Fast forward a few years and another full-length album later and Zauner is sitting in the basement of PJ’s Lager House — a noticeably too-tiny venue for the amount of people that are about to cram in to see her on her show last Friday — ready to take the stage on her first headlining tour. Zauner explained the band had initially planned to play at UFO Factory, but was relocated to PJ’s after the controversial structural damage that happened in August. Zauner says she recalls playing the venue a few years back, with about seven people in the audience.
After releasing Psychopomp and touring with Mitski in 2016, Zauner accrued a loyal fanbase across the nation, Detroit being no exception. PJ’s was packed to the brim with the usual suspects, the mid-to-late twenties, indie rock-loving, Stroh’s-drinking types, along with a healthy sprinkle of angsty minors who precociously and boldly stepped on the scene (Zauner remarked that a good deal of her audience is in the late-teen demographic, and they get angry with her when she doesn’t play all-ages venues.)

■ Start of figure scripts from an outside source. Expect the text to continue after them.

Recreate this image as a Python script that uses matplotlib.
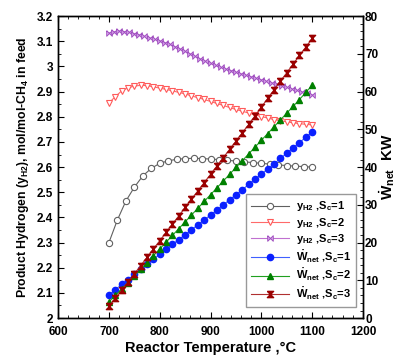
import numpy as np
import matplotlib
matplotlib.use("Agg")
import matplotlib.pyplot as plt
from matplotlib.ticker import MultipleLocator

plt.rcParams['font.family'] = ['Liberation Sans', 'DejaVu Sans']
plt.rcParams['font.weight'] = 'bold'
plt.rcParams['mathtext.fontset'] = 'custom'
plt.rcParams['mathtext.rm'] = 'Liberation Sans:bold'
plt.rcParams['mathtext.it'] = 'Liberation Sans:bold'
plt.rcParams['mathtext.bf'] = 'Liberation Sans:bold'

# temperatures (deg C) for each series
T_sc1 = np.linspace(700, 1100, 25)
T_sc2 = np.linspace(700, 1100, 33)
T_sc3 = np.linspace(700, 1100, 41)
T_w = np.linspace(700, 1100, 33)

# product hydrogen, mol/mol-CH4
y_sc1 = [2.30, 2.39, 2.465, 2.52, 2.565, 2.595, 2.615, 2.625, 2.631, 2.634,
         2.635, 2.634, 2.632, 2.630, 2.627, 2.624, 2.621, 2.618, 2.615, 2.612,
         2.609, 2.606, 2.604, 2.602, 2.600]
y_sc2 = [2.855, 2.880, 2.903, 2.915, 2.922, 2.925, 2.924, 2.919, 2.914, 2.909,
         2.903, 2.897, 2.891, 2.883, 2.876, 2.869, 2.861, 2.853, 2.845, 2.837,
         2.829, 2.822, 2.815, 2.808, 2.801, 2.795, 2.789, 2.784, 2.780, 2.776,
         2.773, 2.770, 2.768]
y_sc3 = [3.133, 3.138, 3.141, 3.139, 3.136, 3.131, 3.126, 3.120, 3.114, 3.108,
         3.102, 3.095, 3.088, 3.079, 3.070, 3.060, 3.050, 3.040, 3.030, 3.021,
         3.012, 3.004, 2.996, 2.990, 2.984, 2.977, 2.971, 2.965, 2.959, 2.953,
         2.947, 2.941, 2.935, 2.929, 2.923, 2.917, 2.911, 2.905, 2.899, 2.893,
         2.888]

# net work, KW
w_sc1 = [6.1, 7.5, 8.9, 10.2, 11.6, 12.9, 14.3, 15.6, 16.9, 18.2, 19.5, 20.8,
         22.1, 23.4, 24.7, 26.0, 27.3, 28.6, 30.0, 31.3, 32.7, 34.0, 35.4, 36.8,
         38.1, 39.5, 40.9, 42.3, 43.7, 45.1, 46.5, 47.9, 49.3]
w_sc2 = [4.3, 6.0, 7.7, 9.4, 11.2, 12.9, 14.7, 16.5, 18.3, 20.1, 21.9, 23.7,
         25.5, 27.3, 29.1, 30.9, 32.7, 34.5, 36.3, 38.1, 39.9, 41.7, 43.5, 45.3,
         47.1, 48.9, 50.7, 52.5, 54.3, 56.1, 57.9, 59.8, 61.7]
w_sc3 = [3.1, 5.2, 7.4, 9.5, 11.7, 13.9, 16.1, 18.3, 20.5, 22.7, 24.9, 27.1,
         29.3, 31.5, 33.7, 35.9, 38.1, 40.3, 42.5, 44.7, 46.9, 49.1, 51.3, 53.6,
         55.9, 58.2, 60.5, 62.8, 65.0, 67.3, 69.6, 71.8, 74.1]

bowtie = [(-1, 1), (-1, -1), (1, 1), (1, -1), (-1, 1)]
hourglass = [(-1, 1), (1, 1), (-1, -1), (1, -1), (-1, 1)]

fig = plt.figure(figsize=(3.98, 3.59), dpi=100)
ax = fig.add_axes([0.146, 0.114, 0.766, 0.841])
ax2 = ax.twinx()

lines = []
lines += ax.plot(T_sc1, y_sc1, color='#606060', lw=0.8, marker='o', ms=4.5,
                 mfc='white', mec='#606060', mew=0.8, label=r'y$_{H2}$ ,S$_c$=1')
lines += ax.plot(T_sc2, y_sc2, color='#ff6a6a', lw=0.8, marker='v', ms=4.5,
                 mfc='white', mec='#ff5a5a', mew=0.8, label=r'y$_{H2}$ ,S$_c$=2')
lines += ax.plot(T_sc3, y_sc3, color='#c070d0', lw=0.8, marker=bowtie, ms=4,
                 mfc='#e0b0f0', mec='#a050c0', mew=0.7, label=r'y$_{H2}$ ,S$_c$=3')
lines += ax2.plot(T_w, w_sc1, color='#4060ff', lw=0.8, marker='o', ms=4.5,
                  mfc='#0a20ff', mec='#0a20ff', label=r'$\dot{W}_{net}$ ,S$_c$=1')
lines += ax2.plot(T_w, w_sc2, color='#20a020', lw=0.8, marker='^', ms=4.5,
                  mfc='#008000', mec='#008000', label=r'$\dot{W}_{net}$ ,S$_c$=2')
lines += ax2.plot(T_w, w_sc3, color='#b03030', lw=0.8, marker=hourglass, ms=4.5,
                  mfc='#9a0000', mec='#9a0000', label=r'$\dot{W}_{net}$ ,S$_c$=3')

ax.set_xlim(600, 1200)
ax.set_ylim(2, 3.2)
ax2.set_ylim(0, 80)
ax.xaxis.set_major_locator(MultipleLocator(100))
ax.xaxis.set_minor_locator(MultipleLocator(20))
ax.yaxis.set_minor_locator(MultipleLocator(0.05))
ax2.yaxis.set_major_locator(MultipleLocator(10))
ax2.yaxis.set_minor_locator(MultipleLocator(2))
ax.set_yticks(np.arange(2, 3.21, 0.1))
ax.set_yticklabels(['2', '2.1', '2.2', '2.3', '2.4', '2.5', '2.6', '2.7',
                    '2.8', '2.9', '3', '3.1', '3.2'])

ax.tick_params(axis='both', which='both', direction='in', top=True,
               labelsize=8.5)
ax.tick_params(axis='x', pad=6)
ax.tick_params(which='major', length=4)
ax.tick_params(which='minor', length=2)
ax2.tick_params(which='both', direction='in', labelsize=8.5, pad=1.5)
ax2.tick_params(which='major', length=4)
ax2.tick_params(which='minor', length=2)
for a in (ax, ax2):
    for s in a.spines.values():
        s.set_linewidth(1.0)

ax.set_xlabel('Reactor Temperature ,°C', fontsize=10.5, fontweight='bold',
              labelpad=2)
ax.set_ylabel(r'Product Hydrogen (y$_{H2}$), mol/mol-CH$_4$ in feed',
              fontsize=8.8, fontweight='bold', labelpad=4)
fig.text(0.972, 0.535, r'$\dot{W}_{net}$  KW', fontsize=11,
         fontweight='bold', rotation=90, ha='center', va='center')

leg = ax.legend(handles=lines, loc='lower right', bbox_to_anchor=(0.985, 0.03),
                fontsize=8, frameon=True, fancybox=False, edgecolor='#808080',
                handlelength=3.4, labelspacing=0.22, borderpad=0.45,
                handletextpad=0.6, borderaxespad=0.2)
leg.get_frame().set_linewidth(1.0)

fig.savefig('out.png', dpi=100)
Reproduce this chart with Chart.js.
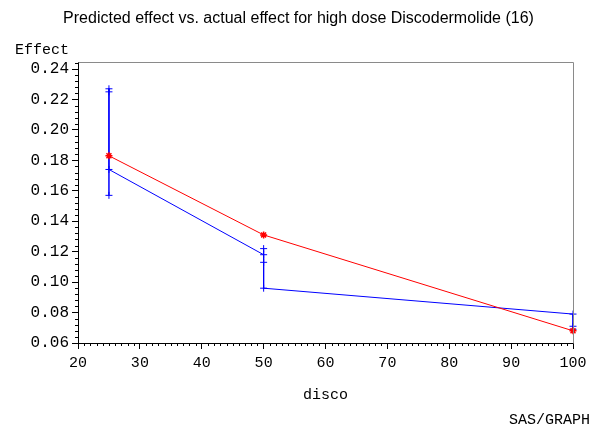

The band played mostly songs from Japanese Breakfast’s latest album, Soft Sounds from Another Planet, which sounded pretty spot on to the album title’s promise. Zauner explains that despite their airy and otherworldly nature, most of these songs are about “how to not let something so tremendously unfair and painful and dark turn you into a bad person.” Sitting in the dingy PJ’s basement with a stoic smile and more-than-easy to talk to personality, it seems that Zauner has accomplished this.
Japanese Breakfast gave a stellar performance in their sardine-crammed venue, having nearly the entire audience hooked on their every note. Zauner’s seemingly endless energy and flawless vocal delivery speaks to her music-as-catharsis explanation. It was as if every song touched on and released a painful emotion. Perhaps this is why she has such a loyal, passionate following. I can only imagine the end of the concert was met with roaring applause. I wouldn’t know — I had to step out a few songs early after the impassioned teenager in front of me took her shirt off and spilled my beer during “Road Head.”